En su toma de posesión como presidente, Joe Biden, además de advertir sobre la fragilidad de la democracia y hacer un llamamiento a la unidad nacional, quiso acentuar la solemnidad del acto y recuperar el decoro que, como institución, ha de exhibir la presidencia. El discurso, de reminiscencias lincolnianas, tuvo lugar en una ciudad tomada por las fuerzas de seguridad ante las amenazas de unos violentos extremistas que no aceptan el resultado de las elecciones. Este ambiente enloquecido es parte del legado de su predecesor, quien, hace cuatro años en ese mismo sitio, dijo que el traspaso de poderes no se hacía de una administración a otra, o de un partido a otro, sino que, en realidad, se le estaba devolviendo el poder a los ciudadanos. Que algunos enemigos del populismo progresista hayan aplaudido desde la lejanía las tropelías de quien pronunció esa frase (demagógica y antirrepublicana) no deja de resultar curioso.

Tan de agradecer es que los ciudadanos sean tratados como adultos como que el líder de la nación mantenga la compostura. Roosevelt dijo que no había que tener miedo sino al mismo miedo, pero antes enumeró los difíciles retos que les esperaban por afrontar a todos. Kennedy pidió a los ciudadanos que, en vez de preguntarse qué podía hacer el país por ellos, se preguntaran qué podían hacer ellos por su país. Reagan señaló al gobierno federal como el problema, pero también aclaró que su intención era hacer que funcionara mejor. Los discursos inspiradores suelen ser aquellos que van dirigidos a toda la nación, no solo a un grupo de ciudadanos desencantados, y aquellos que combinan optimismo y realidad, demandando una acción colectiva.

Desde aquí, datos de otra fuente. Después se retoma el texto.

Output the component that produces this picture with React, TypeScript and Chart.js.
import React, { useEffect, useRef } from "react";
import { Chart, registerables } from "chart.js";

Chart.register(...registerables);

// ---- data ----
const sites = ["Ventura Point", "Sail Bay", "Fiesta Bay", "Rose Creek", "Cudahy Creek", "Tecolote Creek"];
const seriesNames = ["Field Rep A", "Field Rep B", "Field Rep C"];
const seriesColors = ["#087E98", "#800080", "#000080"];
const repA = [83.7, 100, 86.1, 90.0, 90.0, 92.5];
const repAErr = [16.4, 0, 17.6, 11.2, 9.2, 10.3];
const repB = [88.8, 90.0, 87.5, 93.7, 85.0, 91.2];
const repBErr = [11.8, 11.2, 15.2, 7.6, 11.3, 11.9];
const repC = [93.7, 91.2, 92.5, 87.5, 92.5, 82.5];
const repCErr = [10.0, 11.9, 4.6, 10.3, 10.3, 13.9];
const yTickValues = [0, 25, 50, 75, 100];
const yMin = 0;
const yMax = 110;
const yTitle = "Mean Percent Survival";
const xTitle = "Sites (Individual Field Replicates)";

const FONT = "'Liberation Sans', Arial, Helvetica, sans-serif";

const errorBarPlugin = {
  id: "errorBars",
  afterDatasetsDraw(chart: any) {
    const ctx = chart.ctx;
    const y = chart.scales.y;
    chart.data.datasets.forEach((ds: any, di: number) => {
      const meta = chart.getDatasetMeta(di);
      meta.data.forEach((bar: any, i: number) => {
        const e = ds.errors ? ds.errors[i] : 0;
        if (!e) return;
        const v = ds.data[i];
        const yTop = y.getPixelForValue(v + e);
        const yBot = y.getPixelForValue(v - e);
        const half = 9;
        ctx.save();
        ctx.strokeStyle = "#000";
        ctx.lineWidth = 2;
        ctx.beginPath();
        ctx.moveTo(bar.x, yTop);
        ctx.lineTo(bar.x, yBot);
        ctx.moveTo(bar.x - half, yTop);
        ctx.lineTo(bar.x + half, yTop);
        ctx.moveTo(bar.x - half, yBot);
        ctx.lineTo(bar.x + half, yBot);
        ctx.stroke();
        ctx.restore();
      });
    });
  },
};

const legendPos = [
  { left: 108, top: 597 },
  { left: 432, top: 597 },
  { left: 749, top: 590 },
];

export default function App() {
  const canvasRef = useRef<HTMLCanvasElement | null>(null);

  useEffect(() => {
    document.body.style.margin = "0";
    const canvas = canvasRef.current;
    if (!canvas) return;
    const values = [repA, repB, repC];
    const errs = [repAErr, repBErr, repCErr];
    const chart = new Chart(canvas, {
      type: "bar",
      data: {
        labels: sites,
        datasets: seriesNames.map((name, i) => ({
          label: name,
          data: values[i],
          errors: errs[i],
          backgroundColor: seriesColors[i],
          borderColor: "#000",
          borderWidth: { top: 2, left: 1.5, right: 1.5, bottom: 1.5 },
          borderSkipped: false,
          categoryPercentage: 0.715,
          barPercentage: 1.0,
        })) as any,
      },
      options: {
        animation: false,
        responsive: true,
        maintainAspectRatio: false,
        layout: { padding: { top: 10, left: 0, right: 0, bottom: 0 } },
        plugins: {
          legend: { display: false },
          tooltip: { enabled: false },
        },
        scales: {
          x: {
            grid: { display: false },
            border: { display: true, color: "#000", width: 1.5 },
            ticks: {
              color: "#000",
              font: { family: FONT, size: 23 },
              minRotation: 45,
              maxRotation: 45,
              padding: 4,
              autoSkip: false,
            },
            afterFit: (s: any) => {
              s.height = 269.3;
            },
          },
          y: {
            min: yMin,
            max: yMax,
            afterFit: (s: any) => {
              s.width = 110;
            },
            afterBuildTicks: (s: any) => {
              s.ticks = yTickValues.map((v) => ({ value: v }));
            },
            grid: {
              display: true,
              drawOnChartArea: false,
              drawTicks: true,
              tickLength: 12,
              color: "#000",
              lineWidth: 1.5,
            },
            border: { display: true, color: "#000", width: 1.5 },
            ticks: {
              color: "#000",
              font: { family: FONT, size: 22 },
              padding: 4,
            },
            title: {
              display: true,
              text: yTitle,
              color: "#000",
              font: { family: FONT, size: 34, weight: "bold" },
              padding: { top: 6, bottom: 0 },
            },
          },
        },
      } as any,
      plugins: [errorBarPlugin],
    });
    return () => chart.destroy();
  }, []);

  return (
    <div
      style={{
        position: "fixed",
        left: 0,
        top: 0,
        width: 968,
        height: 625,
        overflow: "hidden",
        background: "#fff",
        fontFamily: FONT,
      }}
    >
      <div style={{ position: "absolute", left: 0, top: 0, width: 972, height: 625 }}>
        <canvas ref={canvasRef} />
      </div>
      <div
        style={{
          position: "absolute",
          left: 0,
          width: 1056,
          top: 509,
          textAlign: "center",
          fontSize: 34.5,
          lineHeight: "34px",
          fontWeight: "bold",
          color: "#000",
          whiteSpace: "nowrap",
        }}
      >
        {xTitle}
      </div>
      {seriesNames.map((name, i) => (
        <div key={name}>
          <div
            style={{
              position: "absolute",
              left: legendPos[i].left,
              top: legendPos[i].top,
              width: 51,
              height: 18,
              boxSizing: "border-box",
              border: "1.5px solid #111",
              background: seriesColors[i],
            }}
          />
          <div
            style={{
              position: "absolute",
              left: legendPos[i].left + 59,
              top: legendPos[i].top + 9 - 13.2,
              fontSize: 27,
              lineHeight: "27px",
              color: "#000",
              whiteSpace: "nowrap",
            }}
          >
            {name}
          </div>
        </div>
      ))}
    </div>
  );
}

Roosevelt defendió la democracia porque, debido a los auges de los totalitarismos europeos, sabía que estaba en peligro, y lo hizo asociándola con el patriotismo y las tradiciones estadounidenses. Biden tuvo que reivindicarla porque su predecesor, a quien votaron más de 74 millones de personas, se negó a reconocer la derrota.

Ahora se habla de la necesidad de una “presidencia aburrida”, aunque lo que se quiere decir con eso es que falta madurez, estabilidad y altura de miras. En estos cuatro años el país ha vivido en un permanente estado de ansiedad, intensificado por un gobernante que actuó en numerosas ocasiones como un adolescente frívolo. Si el discurso de Biden es digno de elogio, también por parte de los conservadores, lo es porque se ajusta a un ritual. Sabemos, sin embargo, que la esperanza puede durar lo que dura la lírica campaña. No está mal, por tanto, comenzar con un buen discurso, unos cuantos conciertos y unos fastuosos fuegos artificiales, cuando, al llegar a la oficina, se firman 17 decretos. Serán unos difíciles cien días. Una persona le dijo a Roosevelt, después de que éste asumiera la presidencia, que, si su programa resultaba exitoso, se convertiría en el mejor presidente de la historia; si fracasaba, acabaría siendo el peor. El presidente respondió: “Si el programa fracasa, seré el último”.